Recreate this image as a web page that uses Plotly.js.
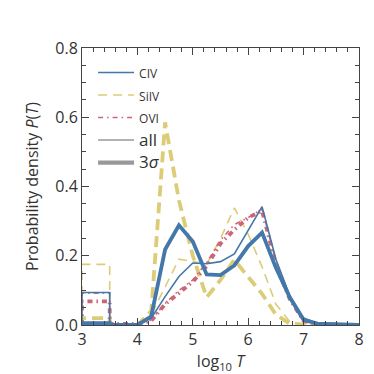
<!DOCTYPE html>
<html>
<head>
<meta charset="utf-8">
<script src="https://cdn.plot.ly/plotly-3.0.1.min.js"></script>
<style>
  html, body { margin: 0; padding: 0; background: #fff; }
  #chart { width: 374px; height: 374px; }
</style>
</head>
<body>
<div id="chart"></div>
<script>
// log10 T bin positions (first bin drawn as a box from 3 to 3.5)
const logT = [3, 3, 3.5, 3.5, 3.75, 4, 4.25, 4.5, 4.75, 5, 5.25, 5.5, 5.75, 6, 6.25, 6.5, 6.75, 7, 7.25, 7.5, 7.75, 8];

// probability densities
const civAll  = [0, 0.094, 0.094, 0, 0, 0, 0.02, 0.082, 0.14, 0.179, 0.177, 0.183, 0.205, 0.275, 0.342, 0.19, 0.085, 0.02, 0.005, 0.002, 0.001, 0];
const civ3s   = [0, 0.005, 0.005, 0, 0, 0, 0.025, 0.218, 0.288, 0.241, 0.146, 0.144, 0.172, 0.228, 0.267, 0.165, 0.08, 0.015, 0.004, 0.002, 0.001, 0];
const siivAll = [0, 0.175, 0.175, 0, 0, 0, 0.03, 0.11, 0.19, 0.184, 0.175, 0.25, 0.338, 0.262, 0.168, 0.06, 0.01, 0.002, 0, 0, 0, 0];
const siiv3s  = [0, 0.02, 0.02, 0, 0, 0, 0.04, 0.585, 0.36, 0.2, 0.08, 0.13, 0.188, 0.14, 0.09, 0.03, 0.004, 0.001, 0, 0, 0, 0];
const oviAll  = [0, 0.092, 0.092, 0.003, 0.003, 0.003, 0.015, 0.062, 0.1, 0.13, 0.18, 0.245, 0.29, 0.31, 0.335, 0.185, 0.08, 0.015, 0.004, 0.002, 0.001, 0];
const ovi3s   = [0, 0.068, 0.068, 0.003, 0.003, 0.003, 0.012, 0.06, 0.092, 0.125, 0.17, 0.235, 0.275, 0.31, 0.33, 0.175, 0.075, 0.012, 0.003, 0.001, 0, 0];

const yTicks = [0, 0.2, 0.4, 0.6, 0.8];
const yTickText = ["0.0", "0.2", "0.4", "0.6", "0.8"];
const xTicks = [3, 4, 5, 6, 7, 8];

const BLUE = "#4477aa";
const YELLOW = "#ddcc77";
const PINK = "#cc6677";
const GREY = "#999999";

const THIN = 1.6;
const THICK = 3.8;

function line(y, color, width, dash) {
  return {
    x: logT, y: y,
    type: "scatter", mode: "lines",
    line: { color: color, width: width, dash: dash },
    showlegend: false, hoverinfo: "skip"
  };
}

function key(name, color, width, dash) {
  return {
    x: [null], y: [null],
    type: "scatter", mode: "lines",
    name: name,
    line: { color: color, width: width, dash: dash },
    showlegend: true
  };
}

const small = s => "<span style='font-size:12px'>" + s + "</span>";
const big = s => "<span style='font-size:17px'>" + s + "</span>";

const traces = [
  line(siiv3s, YELLOW, THICK, "11px,6px"),
  line(siivAll, YELLOW, THIN, "9px,6px"),
  line(ovi3s, PINK, THICK, "5px,4px,1.5px,4px"),
  line(oviAll, PINK, THIN, "5px,4px,1.5px,4px"),
  line(civAll, BLUE, THIN, "solid"),
  line(civ3s, BLUE, THICK, "solid"),
  key(small("CIV"), BLUE, THIN, "solid"),
  key(small("SiIV"), YELLOW, THIN, "9px,6px"),
  key(small("OVI"), PINK, THIN, "5px,4px,1.5px,4px"),
  key(big("all"), GREY, THIN, "solid"),
  key(big("3<i>σ</i>"), GREY, THICK + 0.4, "solid")
];

const axisCommon = {
  showline: true, linecolor: "#444", linewidth: 1,
  mirror: "ticks", ticks: "inside", ticklen: 7, tickcolor: "#444", tickwidth: 1,
  showgrid: false, zeroline: false,
  tickfont: { size: 16, color: "#333" }
};

const layout = {
  width: 374, height: 374,
  margin: { l: 82, r: 15, t: 48, b: 49 },
  paper_bgcolor: "#fff", plot_bgcolor: "#fff",
  font: { family: "Open Sans, DejaVu Sans, sans-serif", color: "#333" },
  xaxis: Object.assign({}, axisCommon, {
    range: [3, 8], tickvals: xTicks,
    minor: { dtick: 0.2, tick0: 3, ticks: "inside", ticklen: 4, tickcolor: "#444" },
    title: { text: "log<sub>10</sub> <i>T</i>", font: { size: 16, color: "#333" }, standoff: 4 }
  }),
  yaxis: Object.assign({}, axisCommon, {
    range: [0, 0.8], tickvals: yTicks, ticktext: yTickText,
    minor: { dtick: 0.05, tick0: 0, ticks: "inside", ticklen: 4, tickcolor: "#444" },
    title: { text: "Probability density <i>P</i>(<i>T</i>)", font: { size: 16, color: "#333" }, standoff: 12 }
  }),
  legend: {
    x: 0.04, y: 0.97, xanchor: "left", yanchor: "top",
    bgcolor: "rgba(0,0,0,0)", borderwidth: 0,
    font: { size: 15, color: "#333" },
    tracegroupgap: 0, itemwidth: 36
  },
  showlegend: true
};

Plotly.newPlot("chart", traces, layout, { staticPlot: true, displayModeBar: false });
</script>
</body>
</html>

=====

WHAT IS BEING ASKED>
Set down all the data again exactly as above, pictures excluded.

TASK RESULT>
Recreate this image as a web page that uses Plotly.js.
<!DOCTYPE html>
<html>
<head>
<meta charset="utf-8">
<script src="https://cdn.plot.ly/plotly-3.0.1.min.js"></script>
<style>
  html, body { margin: 0; padding: 0; background: #fff; }
  #chart { width: 374px; height: 374px; }
</style>
</head>
<body>
<div id="chart"></div>
<script>
// log10 T bin positions (first bin drawn as a box from 3 to 3.5)
const logT = [3, 3, 3.5, 3.5, 3.75, 4, 4.25, 4.5, 4.75, 5, 5.25, 5.5, 5.75, 6, 6.25, 6.5, 6.75, 7, 7.25, 7.5, 7.75, 8];

// probability densities
const civAll  = [0, 0.094, 0.094, 0, 0, 0, 0.02, 0.082, 0.14, 0.179, 0.177, 0.183, 0.205, 0.275, 0.342, 0.19, 0.085, 0.02, 0.005, 0.002, 0.001, 0];
const civ3s   = [0, 0.005, 0.005, 0, 0, 0, 0.025, 0.218, 0.288, 0.241, 0.146, 0.144, 0.172, 0.228, 0.267, 0.165, 0.08, 0.015, 0.004, 0.002, 0.001, 0];
const siivAll = [0, 0.175, 0.175, 0, 0, 0, 0.03, 0.11, 0.19, 0.184, 0.175, 0.25, 0.338, 0.262, 0.168, 0.06, 0.01, 0.002, 0, 0, 0, 0];
const siiv3s  = [0, 0.02, 0.02, 0, 0, 0, 0.04, 0.585, 0.36, 0.2, 0.08, 0.13, 0.188, 0.14, 0.09, 0.03, 0.004, 0.001, 0, 0, 0, 0];
const oviAll  = [0, 0.092, 0.092, 0.003, 0.003, 0.003, 0.015, 0.062, 0.1, 0.13, 0.18, 0.245, 0.29, 0.31, 0.335, 0.185, 0.08, 0.015, 0.004, 0.002, 0.001, 0];
const ovi3s   = [0, 0.068, 0.068, 0.003, 0.003, 0.003, 0.012, 0.06, 0.092, 0.125, 0.17, 0.235, 0.275, 0.31, 0.33, 0.175, 0.075, 0.012, 0.003, 0.001, 0, 0];

const yTicks = [0, 0.2, 0.4, 0.6, 0.8];
const yTickText = ["0.0", "0.2", "0.4", "0.6", "0.8"];
const xTicks = [3, 4, 5, 6, 7, 8];

const BLUE = "#4477aa";
const YELLOW = "#ddcc77";
const PINK = "#cc6677";
const GREY = "#999999";

const THIN = 1.6;
const THICK = 3.8;

function line(y, color, width, dash) {
  return {
    x: logT, y: y,
    type: "scatter", mode: "lines",
    line: { color: color, width: width, dash: dash },
    showlegend: false, hoverinfo: "skip"
  };
}

function key(name, color, width, dash) {
  return {
    x: [null], y: [null],
    type: "scatter", mode: "lines",
    name: name,
    line: { color: color, width: width, dash: dash },
    showlegend: true
  };
}

const small = s => "<span style='font-size:12px'>" + s + "</span>";
const big = s => "<span style='font-size:17px'>" + s + "</span>";

const traces = [
  line(siiv3s, YELLOW, THICK, "11px,6px"),
  line(siivAll, YELLOW, THIN, "9px,6px"),
  line(ovi3s, PINK, THICK, "5px,4px,1.5px,4px"),
  line(oviAll, PINK, THIN, "5px,4px,1.5px,4px"),
  line(civAll, BLUE, THIN, "solid"),
  line(civ3s, BLUE, THICK, "solid"),
  key(small("CIV"), BLUE, THIN, "solid"),
  key(small("SiIV"), YELLOW, THIN, "9px,6px"),
  key(small("OVI"), PINK, THIN, "5px,4px,1.5px,4px"),
  key(big("all"), GREY, THIN, "solid"),
  key(big("3<i>σ</i>"), GREY, THICK + 0.4, "solid")
];

const axisCommon = {
  showline: true, linecolor: "#444", linewidth: 1,
  mirror: "ticks", ticks: "inside", ticklen: 7, tickcolor: "#444", tickwidth: 1,
  showgrid: false, zeroline: false,
  tickfont: { size: 16, color: "#333" }
};

const layout = {
  width: 374, height: 374,
  margin: { l: 82, r: 15, t: 48, b: 49 },
  paper_bgcolor: "#fff", plot_bgcolor: "#fff",
  font: { family: "Open Sans, DejaVu Sans, sans-serif", color: "#333" },
  xaxis: Object.assign({}, axisCommon, {
    range: [3, 8], tickvals: xTicks,
    minor: { dtick: 0.2, tick0: 3, ticks: "inside", ticklen: 4, tickcolor: "#444" },
    title: { text: "log<sub>10</sub> <i>T</i>", font: { size: 16, color: "#333" }, standoff: 4 }
  }),
  yaxis: Object.assign({}, axisCommon, {
    range: [0, 0.8], tickvals: yTicks, ticktext: yTickText,
    minor: { dtick: 0.05, tick0: 0, ticks: "inside", ticklen: 4, tickcolor: "#444" },
    title: { text: "Probability density <i>P</i>(<i>T</i>)", font: { size: 16, color: "#333" }, standoff: 12 }
  }),
  legend: {
    x: 0.04, y: 0.97, xanchor: "left", yanchor: "top",
    bgcolor: "rgba(0,0,0,0)", borderwidth: 0,
    font: { size: 15, color: "#333" },
    tracegroupgap: 0, itemwidth: 36
  },
  showlegend: true
};

Plotly.newPlot("chart", traces, layout, { staticPlot: true, displayModeBar: false });
</script>
</body>
</html>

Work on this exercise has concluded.